_Task requirements:_
From the first line of the data below, repeat each line exactly until you reach the line with "const seriesNames = ['Напряжение"; include that line too.

====

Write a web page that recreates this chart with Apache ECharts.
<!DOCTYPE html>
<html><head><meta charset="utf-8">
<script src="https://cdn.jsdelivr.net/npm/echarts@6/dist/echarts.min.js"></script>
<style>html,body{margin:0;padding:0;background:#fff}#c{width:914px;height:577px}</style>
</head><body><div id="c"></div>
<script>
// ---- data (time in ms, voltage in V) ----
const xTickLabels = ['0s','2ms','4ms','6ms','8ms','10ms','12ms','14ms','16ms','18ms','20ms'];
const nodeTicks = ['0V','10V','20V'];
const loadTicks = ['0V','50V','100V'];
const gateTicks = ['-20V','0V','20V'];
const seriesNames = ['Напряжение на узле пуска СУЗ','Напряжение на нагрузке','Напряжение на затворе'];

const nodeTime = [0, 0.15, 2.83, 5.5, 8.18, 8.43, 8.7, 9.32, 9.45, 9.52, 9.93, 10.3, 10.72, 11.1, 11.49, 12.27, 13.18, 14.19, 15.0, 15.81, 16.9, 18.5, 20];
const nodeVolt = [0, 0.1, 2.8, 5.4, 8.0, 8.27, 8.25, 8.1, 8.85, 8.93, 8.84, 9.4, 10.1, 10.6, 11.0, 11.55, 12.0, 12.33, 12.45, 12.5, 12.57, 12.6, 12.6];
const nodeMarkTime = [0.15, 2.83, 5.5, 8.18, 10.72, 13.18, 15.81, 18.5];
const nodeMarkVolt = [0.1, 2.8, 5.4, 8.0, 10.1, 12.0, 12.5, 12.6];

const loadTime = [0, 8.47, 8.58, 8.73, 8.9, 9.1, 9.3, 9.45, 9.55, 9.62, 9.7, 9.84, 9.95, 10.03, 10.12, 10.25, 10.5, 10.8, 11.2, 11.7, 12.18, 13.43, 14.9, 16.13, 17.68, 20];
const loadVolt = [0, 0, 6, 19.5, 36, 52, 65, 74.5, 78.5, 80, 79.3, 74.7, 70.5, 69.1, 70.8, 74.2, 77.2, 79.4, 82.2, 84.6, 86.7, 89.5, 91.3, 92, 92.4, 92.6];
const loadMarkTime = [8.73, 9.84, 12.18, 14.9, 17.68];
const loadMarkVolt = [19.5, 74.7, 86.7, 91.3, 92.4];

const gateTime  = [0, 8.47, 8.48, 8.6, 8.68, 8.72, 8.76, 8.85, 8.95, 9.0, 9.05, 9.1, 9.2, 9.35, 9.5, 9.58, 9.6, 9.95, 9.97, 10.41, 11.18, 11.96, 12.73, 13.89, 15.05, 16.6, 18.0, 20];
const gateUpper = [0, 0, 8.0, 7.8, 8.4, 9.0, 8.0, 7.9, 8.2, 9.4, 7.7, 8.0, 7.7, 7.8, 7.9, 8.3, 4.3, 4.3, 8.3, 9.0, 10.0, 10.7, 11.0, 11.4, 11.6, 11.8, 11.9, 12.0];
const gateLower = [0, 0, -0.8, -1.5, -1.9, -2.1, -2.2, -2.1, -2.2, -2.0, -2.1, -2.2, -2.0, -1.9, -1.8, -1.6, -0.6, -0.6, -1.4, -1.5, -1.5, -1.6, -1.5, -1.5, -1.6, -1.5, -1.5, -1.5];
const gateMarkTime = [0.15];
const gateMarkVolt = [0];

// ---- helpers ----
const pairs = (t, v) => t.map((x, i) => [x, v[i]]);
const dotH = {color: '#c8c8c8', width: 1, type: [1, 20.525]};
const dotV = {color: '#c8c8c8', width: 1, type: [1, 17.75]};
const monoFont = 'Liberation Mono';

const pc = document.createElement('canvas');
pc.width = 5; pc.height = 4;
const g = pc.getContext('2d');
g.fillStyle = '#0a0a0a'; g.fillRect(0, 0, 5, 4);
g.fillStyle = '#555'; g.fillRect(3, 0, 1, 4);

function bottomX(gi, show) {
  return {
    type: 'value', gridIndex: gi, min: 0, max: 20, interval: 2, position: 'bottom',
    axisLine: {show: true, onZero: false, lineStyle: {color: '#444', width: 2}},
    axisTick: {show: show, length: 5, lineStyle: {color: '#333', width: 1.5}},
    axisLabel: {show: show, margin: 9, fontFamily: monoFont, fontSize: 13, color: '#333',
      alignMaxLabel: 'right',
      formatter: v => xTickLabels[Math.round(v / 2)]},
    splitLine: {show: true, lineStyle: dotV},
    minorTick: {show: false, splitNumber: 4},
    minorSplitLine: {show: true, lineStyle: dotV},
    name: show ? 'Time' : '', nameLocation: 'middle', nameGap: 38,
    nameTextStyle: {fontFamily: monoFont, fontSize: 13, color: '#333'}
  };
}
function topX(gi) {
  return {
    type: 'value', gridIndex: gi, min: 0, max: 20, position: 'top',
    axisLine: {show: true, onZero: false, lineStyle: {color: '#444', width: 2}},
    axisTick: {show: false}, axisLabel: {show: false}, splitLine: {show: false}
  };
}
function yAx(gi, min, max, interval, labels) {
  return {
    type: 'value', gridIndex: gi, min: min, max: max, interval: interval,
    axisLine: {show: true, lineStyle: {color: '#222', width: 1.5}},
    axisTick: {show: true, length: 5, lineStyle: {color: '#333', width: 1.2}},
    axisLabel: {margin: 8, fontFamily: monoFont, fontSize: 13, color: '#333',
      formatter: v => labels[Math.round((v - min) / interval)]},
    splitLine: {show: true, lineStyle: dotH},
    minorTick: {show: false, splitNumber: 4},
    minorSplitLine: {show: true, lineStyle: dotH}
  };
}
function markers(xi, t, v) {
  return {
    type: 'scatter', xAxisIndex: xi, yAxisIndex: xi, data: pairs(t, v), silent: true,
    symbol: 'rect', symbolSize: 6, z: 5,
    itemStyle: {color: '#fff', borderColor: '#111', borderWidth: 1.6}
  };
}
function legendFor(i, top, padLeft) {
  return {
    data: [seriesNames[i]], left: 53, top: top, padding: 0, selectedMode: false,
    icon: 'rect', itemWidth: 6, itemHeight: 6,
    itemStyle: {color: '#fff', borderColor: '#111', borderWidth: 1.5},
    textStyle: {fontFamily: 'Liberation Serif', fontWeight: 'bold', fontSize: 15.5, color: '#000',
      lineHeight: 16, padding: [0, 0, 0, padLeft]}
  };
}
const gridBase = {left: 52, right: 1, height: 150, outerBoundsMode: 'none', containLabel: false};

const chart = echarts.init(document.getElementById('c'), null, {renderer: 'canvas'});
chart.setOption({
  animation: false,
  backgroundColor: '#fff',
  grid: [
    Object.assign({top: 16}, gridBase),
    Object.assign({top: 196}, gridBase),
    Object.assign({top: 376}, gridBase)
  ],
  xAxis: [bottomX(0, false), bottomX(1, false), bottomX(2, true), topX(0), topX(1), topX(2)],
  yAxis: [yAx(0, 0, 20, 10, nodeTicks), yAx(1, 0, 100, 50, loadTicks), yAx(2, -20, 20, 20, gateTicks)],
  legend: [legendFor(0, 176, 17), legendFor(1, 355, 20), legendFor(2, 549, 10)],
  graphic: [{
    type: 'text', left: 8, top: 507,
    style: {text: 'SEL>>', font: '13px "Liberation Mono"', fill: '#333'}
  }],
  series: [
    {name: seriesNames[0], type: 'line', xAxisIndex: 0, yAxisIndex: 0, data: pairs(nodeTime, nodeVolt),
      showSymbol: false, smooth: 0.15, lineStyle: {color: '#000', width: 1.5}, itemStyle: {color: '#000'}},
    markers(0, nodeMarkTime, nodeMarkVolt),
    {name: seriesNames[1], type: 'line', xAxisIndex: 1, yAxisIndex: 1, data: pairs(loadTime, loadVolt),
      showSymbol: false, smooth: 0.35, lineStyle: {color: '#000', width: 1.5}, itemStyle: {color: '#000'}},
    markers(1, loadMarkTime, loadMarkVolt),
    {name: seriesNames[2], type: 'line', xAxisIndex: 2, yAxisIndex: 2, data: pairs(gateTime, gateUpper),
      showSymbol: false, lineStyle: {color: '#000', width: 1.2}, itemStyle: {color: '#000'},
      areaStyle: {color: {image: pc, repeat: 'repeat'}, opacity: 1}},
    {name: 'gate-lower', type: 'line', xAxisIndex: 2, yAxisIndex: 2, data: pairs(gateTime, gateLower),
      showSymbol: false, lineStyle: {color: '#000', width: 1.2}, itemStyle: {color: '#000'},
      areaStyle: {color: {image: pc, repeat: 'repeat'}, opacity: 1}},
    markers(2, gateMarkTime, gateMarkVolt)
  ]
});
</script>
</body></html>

====

_Result of this exercise:_
Write a web page that recreates this chart with Apache ECharts.
<!DOCTYPE html>
<html><head><meta charset="utf-8">
<script src="https://cdn.jsdelivr.net/npm/echarts@6/dist/echarts.min.js"></script>
<style>html,body{margin:0;padding:0;background:#fff}#c{width:914px;height:577px}</style>
</head><body><div id="c"></div>
<script>
// ---- data (time in ms, voltage in V) ----
const xTickLabels = ['0s','2ms','4ms','6ms','8ms','10ms','12ms','14ms','16ms','18ms','20ms'];
const nodeTicks = ['0V','10V','20V'];
const loadTicks = ['0V','50V','100V'];
const gateTicks = ['-20V','0V','20V'];
const seriesNames = ['Напряжение на узле пуска СУЗ','Напряжение на нагрузке','Напряжение на затворе'];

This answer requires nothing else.